Re: [PATCH v10 6/8] x86/clear_page: Introduce clear_pages()
From: David Hildenbrand (Red Hat)
Date: Thu Dec 18 2025 - 02:25:02 EST
On 12/15/25 21:49, Ankur Arora wrote:
Performance when clearing with string instructions (x86-64-stosq and
similar) can vary significantly based on the chunk-size used.

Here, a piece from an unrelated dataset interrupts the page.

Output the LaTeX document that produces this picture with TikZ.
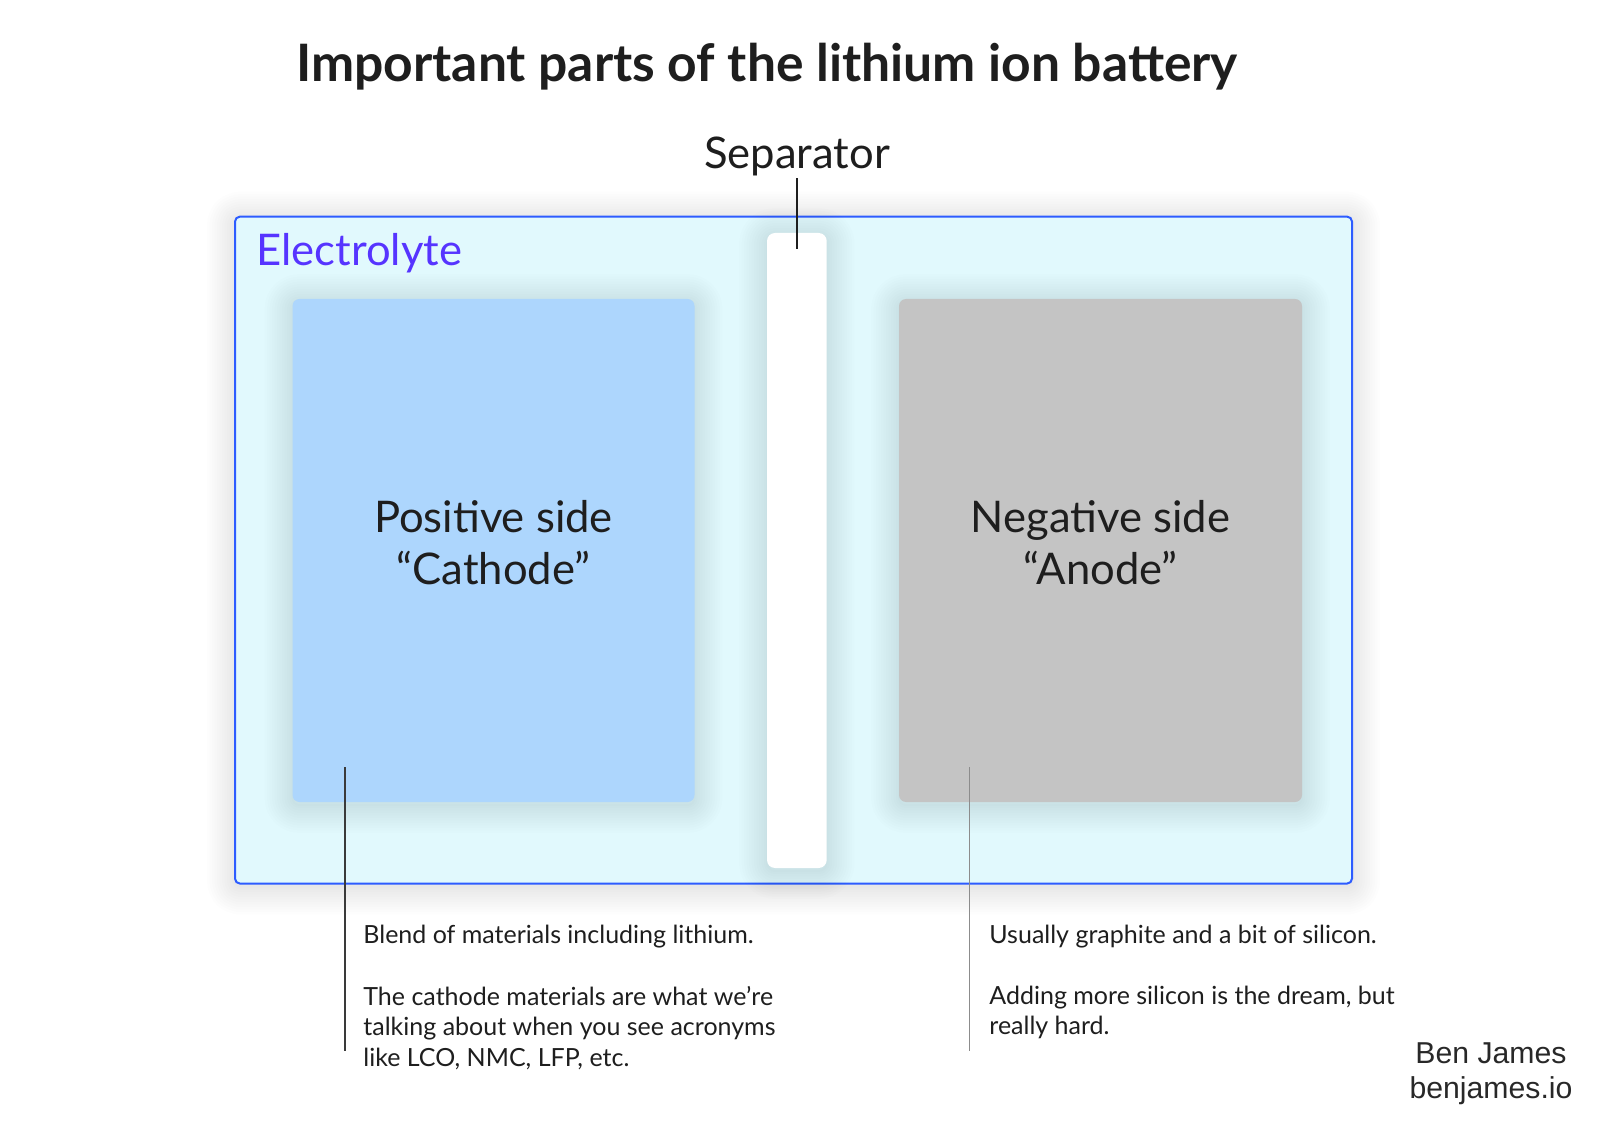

$ perf bench mem memset -k 4KB -s 4GB -f x86-64-stosq
# Running 'mem/memset' benchmark:
# function 'x86-64-stosq' (movsq-based memset() in arch/x86/lib/memset_64.S)
# Copying 4GB bytes ...
13.748208 GB/sec
$ perf bench mem memset -k 2MB -s 4GB -f x86-64-stosq
# Running 'mem/memset' benchmark:
# function 'x86-64-stosq' (movsq-based memset() in
# arch/x86/lib/memset_64.S)
# Copying 4GB bytes ...
15.067900 GB/sec
$ perf bench mem memset -k 1GB -s 4GB -f x86-64-stosq
# Running 'mem/memset' benchmark:
# function 'x86-64-stosq' (movsq-based memset() in arch/x86/lib/memset_64.S)
# Copying 4GB bytes ...
38.104311 GB/sec
(Both on AMD Milan.)
With a change in chunk-size from 4KB to 1GB, we see the performance go
from 13.7 GB/sec to 38.1 GB/sec. For the chunk-size of 2MB the change isn't
quite as drastic but it is worth adding a clear_page() variant that can
handle contiguous page-extents.
Signed-off-by: Ankur Arora <ankur.a.arora@xxxxxxxxxx>
Tested-by: Raghavendra K T <raghavendra.kt@xxxxxxx>
Nothing jumped at me.
Reviewed-by: David Hildenbrand (Red Hat) <david@xxxxxxxxxx>
--
Cheers
David